The moving tea bus packages the sightseeing into the experience itself. That 90-minute panoramic route – Big Ben, Tower of London, Buckingham Palace – would typically cost you a separate open-top bus tour on top of whatever you spent on the tea. You are not paying for two things here. The route is part of the ticket.
Is the food exactly equivalent to a luxury hotel? Probably not quite. That is the honest answer – a five-star kitchen and a moving bus kitchen are different things, and the setting rewards different expectations. But “not quite equivalent to a five-star hotel” is not the comparison that matters for most couples planning a treat afternoon. The comparison that matters is: does this feel special? Does this create a memory? And on that measure, the bus wins easily. You will not remember sitting in a hotel lounge. You will remember passing Tower Bridge with a glass in your hand.
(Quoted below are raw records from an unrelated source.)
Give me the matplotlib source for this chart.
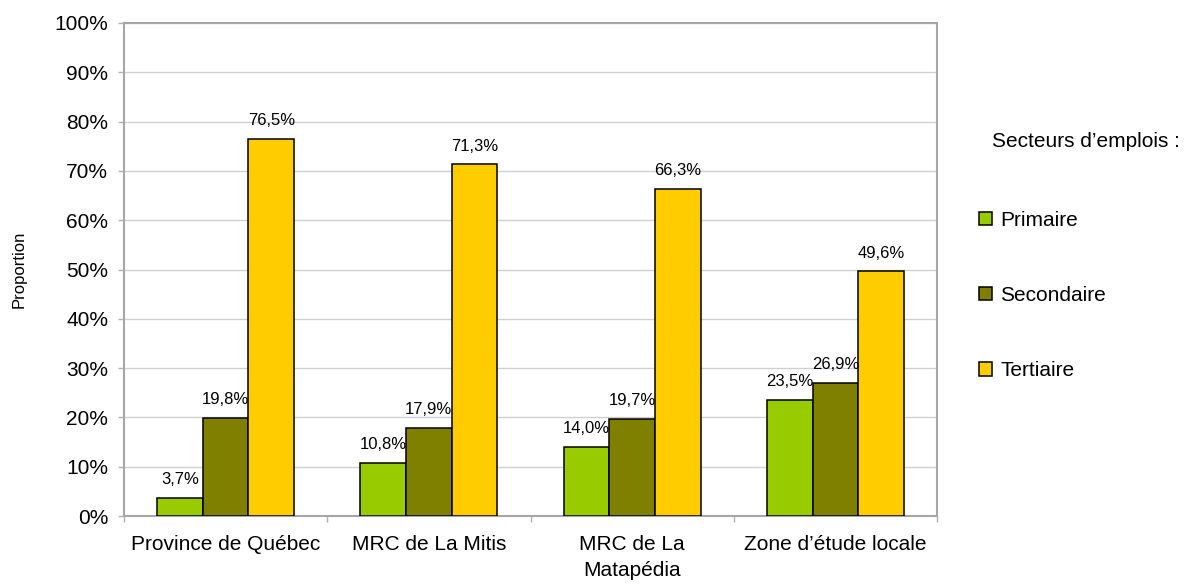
import numpy as np
import matplotlib
matplotlib.use("Agg")
from matplotlib import pyplot as plt
from matplotlib.ticker import FuncFormatter, FixedLocator

plt.rcParams['font.family'] = ['Liberation Sans', 'DejaVu Sans']

# Répartition des emplois par secteur (%)
categories = ["Province de Québec", "MRC de La Mitis", "MRC de La\nMatapédia", "Zone d’étude locale"]
primaire = [3.7, 10.8, 14.0, 23.5]
secondaire = [19.8, 17.9, 19.7, 26.9]
tertiaire = [76.5, 71.3, 66.3, 49.6]
series_names = ["Primaire", "Secondaire", "Tertiaire"]
colors = ["#99cc00", "#808000", "#ffcc00"]


def fmt_pct(v):
    return f"{v:.1f}".replace(".", ",") + "%"


fig = plt.figure(figsize=(11.86, 5.86), dpi=100)
ax = fig.add_axes([124 / 1186, 1 - 516 / 586, 813 / 1186, 493 / 586])

x = np.arange(len(categories))
width = 0.225
bars = []
for i, (vals, name, col) in enumerate(zip([primaire, secondaire, tertiaire], series_names, colors)):
    b = ax.bar(x + (i - 1) * width, vals, width, color=col, edgecolor="black",
               linewidth=1.1, label=name, zorder=3)
    bars.append(b)
    # value labels above each bar
    for rect, v in zip(b, vals):
        ax.annotate(fmt_pct(v), (rect.get_x() + rect.get_width() / 2, v),
                    xytext=(0, 10), textcoords="offset points",
                    ha="center", va="baseline", fontsize=12, zorder=4)

ax.set_xlim(-0.5, len(categories) - 0.5)
ax.set_ylim(0, 100)
ax.set_yticks(np.arange(0, 101, 10))
ax.yaxis.set_major_formatter(FuncFormatter(lambda v, p: f"{v:.0f}%"))
ax.grid(axis="y", color="#d0d0d0", linewidth=1.0, zorder=0)

# category labels centred, ticks at the boundaries
ax.set_xticks(x)
ax.set_xticklabels(categories, fontsize=15)
for lbl in ax.get_xticklabels():
    lbl.set_linespacing(1.45)
ax.xaxis.set_minor_locator(FixedLocator(np.arange(-0.5, len(categories), 1.0)))
ax.tick_params(axis="x", which="major", length=0, pad=14)
ax.tick_params(axis="x", which="minor", length=4.3, color="#b0b0b0", width=1)
ax.tick_params(axis="y", length=4.3, color="#b0b0b0", width=1, pad=7, labelsize=15)

for s in ax.spines.values():
    s.set_color("#a6a6a6")
    s.set_linewidth(1.5)

ax.set_ylabel("Proportion", fontsize=12)
ax.yaxis.set_label_coords(-0.12, 0.5)

fig.text(992 / 1186, 1 - 147 / 586, "Secteurs d’emplois :", fontsize=15, va="baseline", ha="left")
ax.legend(handles=bars, loc="upper left", bbox_to_anchor=(979 / 1186, 1 - 211 / 586),
          bbox_transform=fig.transFigure, frameon=False, fontsize=15,
          borderpad=0, borderaxespad=0, handlelength=0.62, handleheight=0.62,
          handletextpad=0.4, labelspacing=2.69)

fig.savefig("out.png", dpi=100)
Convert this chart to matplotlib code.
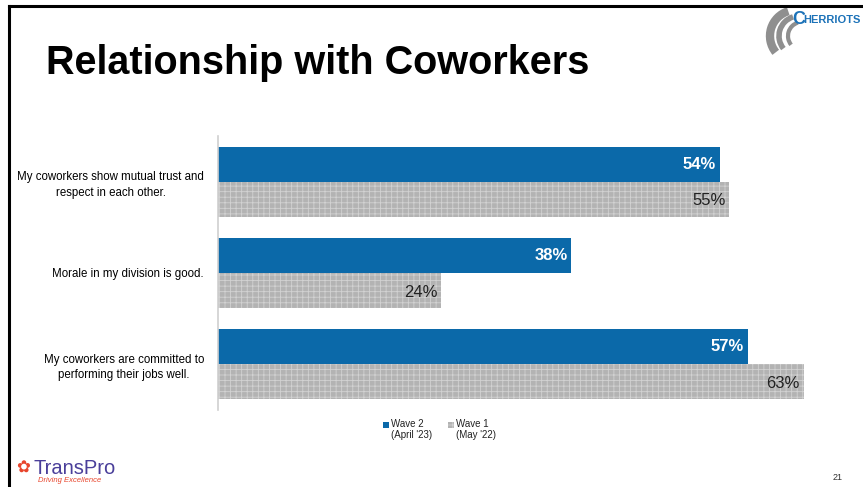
import matplotlib
matplotlib.use("Agg")
import matplotlib.pyplot as plt
from matplotlib.patches import Rectangle, Arc
import numpy as np

plt.rcParams['font.family'] = ['Liberation Sans', 'DejaVu Sans']
plt.rcParams['hatch.linewidth'] = 0.6

categories = [
    "My coworkers show mutual trust and\nrespect in each other.",
    "Morale in my division is good.",
    "My coworkers are committed to\nperforming their jobs well.",
]
wave2 = [54, 38, 57]
wave1 = [55, 24, 63]
series_labels = ["Wave 2\n(April '23)", "Wave 1\n(May '22)"]

BLUE = "#0b69a9"
GRAY = "#b3b3b3"

fig = plt.figure(figsize=(8.63, 4.87), dpi=100)

# slide frame (top and left edges)
fig.add_artist(plt.Line2D([9 / 863, 1], [1 - 5.5 / 487, 1 - 5.5 / 487], color="black", lw=2.2))
fig.add_artist(plt.Line2D([9 / 863, 9 / 863], [0, 1 - 5.5 / 487], color="black", lw=2.2))

ax = fig.add_axes([218 / 863, 1 - 410 / 487, 632 / 863, 274 / 487])
y = np.arange(len(categories))
h = 0.383
ax.barh(y - h / 2, wave2, height=h, color=BLUE, edgecolor="none")
ax.barh(y + h / 2, wave1, height=h, color=GRAY, edgecolor="#d2d2d2",
        hatch="+++", linewidth=0)

for yi, v in zip(y, wave2):
    ax.text(v - 0.4, yi - h / 2, f"{v}%", ha="right", va="center",
            color="white", fontweight="bold", fontsize=12)
for yi, v in zip(y, wave1):
    ax.text(v - 0.4, yi + h / 2 + 0.02, f"{v}%", ha="right", va="center",
            color="#222222", fontsize=12)

ax.set_xlim(0, 68)
ax.set_ylim(2.5, -0.5)
ax.set_yticks(y)
ax.set_yticklabels(categories, fontsize=8.3, multialignment="center",
                   linespacing=1.4)
ax.tick_params(axis="y", length=0, pad=10)
ax.set_xticks([])
for s in ["top", "right", "bottom"]:
    ax.spines[s].set_visible(False)
ax.spines["left"].set_color("#d0d0d0")
ax.spines["left"].set_linewidth(1.2)

# title
fig.text(46 / 863, 1 - 63 / 487, "Relationship with Coworkers", fontsize=28.5,
         fontweight="bold", ha="left", va="center", color="black")

# legend
def legend_entry(x_px, color, label, hatch=None):
    fig.add_artist(Rectangle((x_px / 863, 1 - 428 / 487), 6 / 863, 6 / 487,
                             transform=fig.transFigure, facecolor=color,
                             edgecolor="#d2d2d2" if hatch else "none",
                             hatch=hatch, linewidth=0))
    fig.text((x_px + 8) / 863, 1 - 419 / 487, label, fontsize=7, ha="left",
             va="top", color="#222222", linespacing=1.15)

legend_entry(383, BLUE, series_labels[0])
legend_entry(448, GRAY, series_labels[1], hatch="+++")

# Cherriots mark
for r, lw, cx in [(26, 6, 796), (20, 4, 799), (14, 3, 802)]:
    fig.add_artist(Arc((cx / 863, 1 - 36 / 487), 2 * r / 863, 2 * r / 487,
                       theta1=100, theta2=235, transform=fig.transFigure,
                       color="#8f8f8f", lw=lw))
fig.text(792 / 863, 1 - 20 / 487, "C", fontsize=13, fontweight="bold",
         color="#1c72b8", ha="left", va="center")
fig.text(803 / 863, 1 - 20 / 487, "HERRIOTS", fontsize=8, fontweight="bold",
         color="#1c72b8", ha="left", va="center")

# TransPro mark
fig.text(16 / 863, 1 - 468 / 487, "\u273f", fontsize=12, color="#e8452c",
         ha="left", va="center", family=["DejaVu Sans"])
fig.text(33 / 863, 1 - 468 / 487, "TransPro", fontsize=14.5, color="#4a3f9a",
         ha="left", va="center")
fig.text(38 / 863, 1 - 481 / 487, "Driving Excellence", fontsize=5.5,
         color="#e8452c", style="italic", ha="left", va="center")

# page number
fig.text(838 / 863, 1 - 478 / 487, "21", fontsize=6.5, color="#333333",
         ha="center", va="center")

fig.savefig("out.png", dpi=100)
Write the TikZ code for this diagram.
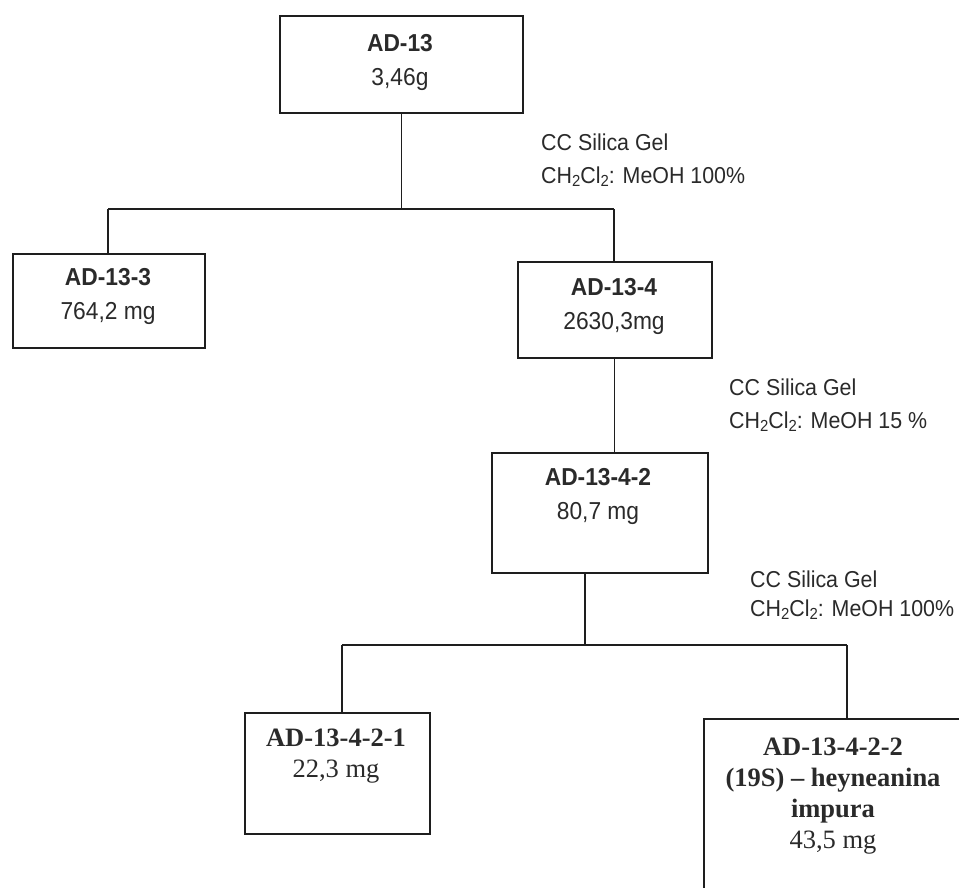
\documentclass[tikz,border=0pt]{standalone}
\usepackage{fontspec}
\setmainfont{Liberation Sans}
\newfontfamily\condsans[FakeStretch=0.93]{Liberation Sans}
\newfontfamily\timesf{Liberation Serif}
\newcommand\sbs[1]{\raisebox{-0.2ex}{\fontsize{16}{16}\selectfont #1}}
\definecolor{ink}{HTML}{2A2A2A}
\definecolor{linec}{HTML}{1E1E1E}
\begin{document}
\begin{tikzpicture}[x=1pt,y=-1pt,
  box/.style={draw=linec, line width=1.5pt, inner sep=0pt, anchor=north west},
  conn/.style={draw=linec, line width=1.4pt},
  sanstxt/.style={font=\condsans\fontsize{24.5}{34}\selectfont, align=center, text=ink, inner sep=0pt},
  seriftxt/.style={font=\timesf\fontsize{26.5}{31}\selectfont, align=center, text=ink, inner sep=0pt},
  lbltxt/.style={font=\condsans\fontsize{23}{33}\selectfont, align=left, text=ink, inner sep=0pt, anchor=west}]
\useasboundingbox[fill=white] (0,0) rectangle (959,887);

% boxes
\node[box, minimum width=243pt, minimum height=97pt]  (ad13)    at (279,15)  {};
\node[box, minimum width=192pt, minimum height=94pt]  (ad133)   at (12,253)  {};
\node[box, minimum width=194pt, minimum height=96pt]  (ad134)   at (517,261) {};
\node[box, minimum width=216pt, minimum height=120pt] (ad1342)  at (491,452) {};
\node[box, minimum width=185pt, minimum height=121pt] (ad13421) at (244,712) {};
\node[box, minimum width=262pt, minimum height=190pt] (ad13422) at (703,718) {};

% texts
\node[sanstxt] (t13)    at (400,62)  {\textbf{AD-13}\\3,46g};
\node[sanstxt] (t133)   at (108,296) {\textbf{AD-13-3}\\764,2 mg};
\node[sanstxt] (t134)   at (614,306) {\textbf{AD-13-4}\\2630,3mg};
\node[sanstxt] (t1342)  at (598,496) {\textbf{AD-13-4-2}\\80,7 mg};
\node[seriftxt] (t13421) at (336,756) {\textbf{AD-13-4-2-1}\\22,3 mg};
\node[seriftxt] (t13422) at (833,796) {\textbf{AD-13-4-2-2}\\\textbf{(19S) – heyneanina}\\\textbf{impura}\\43,5 mg};

% labels
\node[lbltxt] (c1) at (541,160) {CC Silica Gel\\CH\sbs{2}Cl\sbs{2}: MeOH 100\%};
\node[lbltxt] (c2) at (729,405) {CC Silica Gel\\CH\sbs{2}Cl\sbs{2}: MeOH 15 \%};
\node[lbltxt, font=\condsans\fontsize{23}{29}\selectfont] (c3) at (750,595) {CC Silica Gel\\CH\sbs{2}Cl\sbs{2}: MeOH 100\%};

% connectors
\coordinate (l1) at (108,209);
\coordinate (r1) at (614,209);
\draw[conn] (ad13.south) -- (ad13.south |- l1);
\draw[conn] (l1) -- (r1);
\draw[conn] (l1) -- (l1 |- ad133.north);
\draw[conn] (r1) -- (r1 |- ad134.north);
\draw[conn] (ad134.south) -- (ad134.south |- ad1342.north);

\coordinate (j2) at (585,645);
\coordinate (l2) at (342,645);
\coordinate (r2) at (847,645);
\draw[conn] (j2 |- ad1342.south) -- (j2);
\draw[conn] (l2) -- (r2);
\draw[conn] (l2) -- (l2 |- ad13421.north);
\draw[conn] (r2) -- (r2 |- ad13422.north);
\end{tikzpicture}
\end{document}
You will not remember sitting in a hotel lounge. You will remember passing Tower Bridge with a glass in your hand.
The Logistics – Straightforward by Design
Departure is from Victoria Station – reachable by Tube, National Rail, and coach from virtually anywhere in or around London. Multiple daily slots run from mid-morning through early evening: 11:30am, 12:15pm, 2:30pm, 3:15pm, 5:00pm, and 6:00pm. The afternoon slots are the natural choice for a date day – 2:30pm or 3:15pm gives you the morning to explore, the tea as the centrepiece of the afternoon, and the evening still free for dinner. The evening slots, particularly 6:00pm, work well if you want the city lights version – and London at dusk from the top of a double-decker is its own kind of thing.
One detail that surprises people: the minimum age is 5. That makes this genuinely family-friendly in a way that most formal afternoon tea venues are not. If you have children and want to include them without the anxiety of a formal dining room with breakable china and dress codes, this works. For a couples date the relevance is simply that the atmosphere is relaxed rather than hushed – it is a joyful experience rather than a ceremony.

The Honest Verdict
This is one of those experiences that sounds slightly gimmicky in description and consistently exceeds expectations in practice. The food is genuinely good. The Prosecco is included, not tacked on as an upgrade. The route through the city is the actual sightseeing route – not a detour past minor landmarks. The front-row upper deck, specifically, is the kind of thing you would pay a premium for without question if it were marketed differently.
The one admitted flaw: 90 minutes moves faster than you expect. By the time you have settled in, opened the Prosecco, worked through the sandwiches, and actually started talking rather than looking at your phone, you are approaching the halfway point. It is not a leisurely three-hour affair. If you are someone who needs time to decompress and settle into an experience before it starts to feel special, that pace might catch you off-guard. Go in knowing it is a focused experience rather than a long lazy afternoon.
For what it is – an afternoon in London that creates an actual story rather than just a pleasant meal – Golden Tours has built something that works. The price is honest, the format is genuinely different from everything else available in the city, and the memory-to-cost ratio is about as good as London can offer on a weekday afternoon.